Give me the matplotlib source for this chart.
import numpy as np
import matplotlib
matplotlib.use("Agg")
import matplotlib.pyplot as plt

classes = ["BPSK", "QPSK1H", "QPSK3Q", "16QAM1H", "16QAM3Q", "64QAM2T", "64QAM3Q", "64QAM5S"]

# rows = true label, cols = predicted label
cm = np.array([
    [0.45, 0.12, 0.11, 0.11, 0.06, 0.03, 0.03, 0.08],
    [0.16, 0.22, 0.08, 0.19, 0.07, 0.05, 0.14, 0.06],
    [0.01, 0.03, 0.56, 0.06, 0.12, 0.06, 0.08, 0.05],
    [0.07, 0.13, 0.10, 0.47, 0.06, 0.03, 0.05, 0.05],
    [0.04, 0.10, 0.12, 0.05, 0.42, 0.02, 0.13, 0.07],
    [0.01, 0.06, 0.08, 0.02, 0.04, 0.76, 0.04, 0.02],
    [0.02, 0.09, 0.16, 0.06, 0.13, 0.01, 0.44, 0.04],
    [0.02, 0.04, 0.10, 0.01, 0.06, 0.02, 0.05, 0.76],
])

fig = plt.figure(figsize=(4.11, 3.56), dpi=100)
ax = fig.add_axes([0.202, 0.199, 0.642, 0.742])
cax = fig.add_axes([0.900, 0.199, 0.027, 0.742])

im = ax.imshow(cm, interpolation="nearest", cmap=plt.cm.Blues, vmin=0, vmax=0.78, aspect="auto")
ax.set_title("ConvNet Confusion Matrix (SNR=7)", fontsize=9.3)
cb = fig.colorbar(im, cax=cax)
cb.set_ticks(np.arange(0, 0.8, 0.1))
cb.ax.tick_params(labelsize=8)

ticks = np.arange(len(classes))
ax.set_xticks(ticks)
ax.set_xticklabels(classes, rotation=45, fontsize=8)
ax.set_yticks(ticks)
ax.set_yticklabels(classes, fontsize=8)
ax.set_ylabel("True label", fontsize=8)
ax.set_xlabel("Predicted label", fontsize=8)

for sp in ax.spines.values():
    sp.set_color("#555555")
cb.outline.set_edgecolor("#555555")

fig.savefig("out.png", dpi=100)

### [EXERCISE]
The whole listing above needs to be written out again exactly.

### [ANSWER IN FULL]
Give me the matplotlib source for this chart.
import numpy as np
import matplotlib
matplotlib.use("Agg")
import matplotlib.pyplot as plt

classes = ["BPSK", "QPSK1H", "QPSK3Q", "16QAM1H", "16QAM3Q", "64QAM2T", "64QAM3Q", "64QAM5S"]

# rows = true label, cols = predicted label
cm = np.array([
    [0.45, 0.12, 0.11, 0.11, 0.06, 0.03, 0.03, 0.08],
    [0.16, 0.22, 0.08, 0.19, 0.07, 0.05, 0.14, 0.06],
    [0.01, 0.03, 0.56, 0.06, 0.12, 0.06, 0.08, 0.05],
    [0.07, 0.13, 0.10, 0.47, 0.06, 0.03, 0.05, 0.05],
    [0.04, 0.10, 0.12, 0.05, 0.42, 0.02, 0.13, 0.07],
    [0.01, 0.06, 0.08, 0.02, 0.04, 0.76, 0.04, 0.02],
    [0.02, 0.09, 0.16, 0.06, 0.13, 0.01, 0.44, 0.04],
    [0.02, 0.04, 0.10, 0.01, 0.06, 0.02, 0.05, 0.76],
])

fig = plt.figure(figsize=(4.11, 3.56), dpi=100)
ax = fig.add_axes([0.202, 0.199, 0.642, 0.742])
cax = fig.add_axes([0.900, 0.199, 0.027, 0.742])

im = ax.imshow(cm, interpolation="nearest", cmap=plt.cm.Blues, vmin=0, vmax=0.78, aspect="auto")
ax.set_title("ConvNet Confusion Matrix (SNR=7)", fontsize=9.3)
cb = fig.colorbar(im, cax=cax)
cb.set_ticks(np.arange(0, 0.8, 0.1))
cb.ax.tick_params(labelsize=8)

ticks = np.arange(len(classes))
ax.set_xticks(ticks)
ax.set_xticklabels(classes, rotation=45, fontsize=8)
ax.set_yticks(ticks)
ax.set_yticklabels(classes, fontsize=8)
ax.set_ylabel("True label", fontsize=8)
ax.set_xlabel("Predicted label", fontsize=8)

for sp in ax.spines.values():
    sp.set_color("#555555")
cb.outline.set_edgecolor("#555555")

fig.savefig("out.png", dpi=100)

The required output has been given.